What is the zeroth law of thermodynamics?

If body A is in thermal equilibrium with body C, and body B is in thermal equilibrium with body C, then A and B are in thermal equilibrium with each other. This law establishes temperature as a fundamental measurable property and is the basis for thermometry.

Why does the equilibrium favor the body with larger thermal mass?

Thermal mass (m × cp) measures how much energy is needed to change temperature by 1 degree. A body with 10× the thermal mass needs 10× as much energy to change its temperature, so the equilibrium ends up much closer to its initial value.

Does this account for phase changes?

No.

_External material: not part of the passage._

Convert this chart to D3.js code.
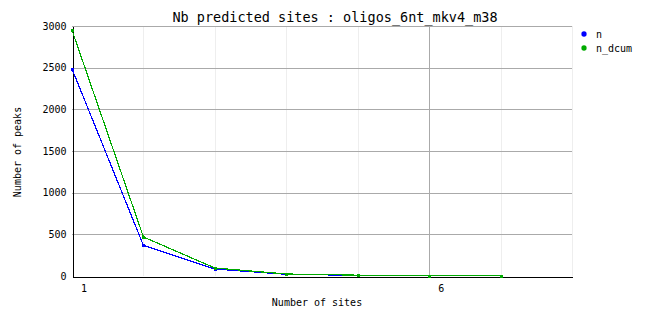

This calculator assumes no phase changes (melting, boiling, freezing). If the calculated equilibrium temperature crosses a phase boundary, you need to account for latent heat, which can absorb significant energy without temperature change.

How long does it take to reach equilibrium?

The time to reach equilibrium depends on thermal contact, thermal conductivity, and geometry — none of which affect the final temperature. Good thermal contact with stirring: seconds to minutes. Poor contact (air gap): hours. The final temperature is path-independent.

Can I add more than 5 bodies?

The physics supports any number of bodies — the formula generalizes naturally. This calculator limits to 5 for usability, but you can combine similar bodies into one entry (e.g., combine two identical water portions with their total mass).

How is this used in calorimetry?

In a calorimetry experiment, a sample at known temperature is placed in water at known temperature. The equilibrium temperature determines the sample's specific heat: cp = mw × cpw × ΔTw / (ms × ΔTs). Precisely measuring the equilibrium temperature is the key experimental step.